You ask how I managed to cope previously. It was a terrible struggle and I was often in debt; it is only my great travels abroad that saved me. Admittedly I am nowadays incomparably better off; but I find it stupid not to live a fully comfortable life, since my personal fortune cannot be managed in any other way. What you say is true, in relation to the position I have always found myself in… All I can do is acknowledge this unfortunate state of affairs and put up with it. I do not aspire at a great fortune, but the petty irritations of everyday life exasperate me.
Besides I am always looking forward to the time when I can free myself from the millstone of journalism which I shudder to bear. Given an extra 2,000 fr. of private income I would throw it to the devil. Writing feuilletons has done me more harm than good; even yesterday I was told that without them I would have got to the Institut eight or ten years ago. It is the sole reason I have all these enemies. […]

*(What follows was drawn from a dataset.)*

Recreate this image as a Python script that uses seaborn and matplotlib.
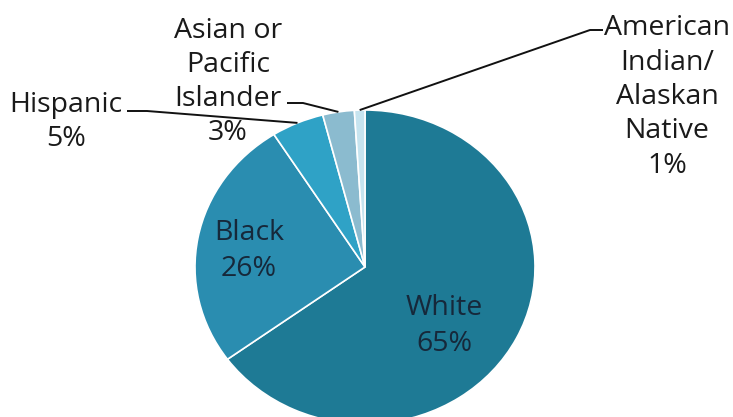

I am hard at work on my great opera. I can manage this in my cubbyhole, because at the moment I am only working on the libretto; but when it comes to writing the full score it will be torture not to have my privacy, not to be able to have space to move, have a full-size desk, and make all my noise without being heard, etc.
It is rather curious that for the whole of my life I have so far never been able to have a working flat, one that would be independent, adequate, in short a proper workshop. Most of the time I have had to write my works on my knee, on small tables, on milestones so to speak, at the café, in the streets, on railways, on steamboats, envying all the time the dilapidated but vast, sonorous and secluded workshops of painters and sculptors.
But the advantage here is that I have a terrace, fresh air and a splendid view over the whole of Paris and Montmartre. […]
As the letter to Adèle shows, it was during his stay at rue de Vintimille that Berlioz wrote the libretto of his opera Les Troyens. But the letter also shows that working conditions there were simply not adequate, and a move was inevitable. The last letter dated from rue de Vintimille is of 8 October 1856 (CG no. 2178), and within a week or so Berlioz and Marie Recio had moved for the last time to 4 rue de Calais nearby, their final address in Paris.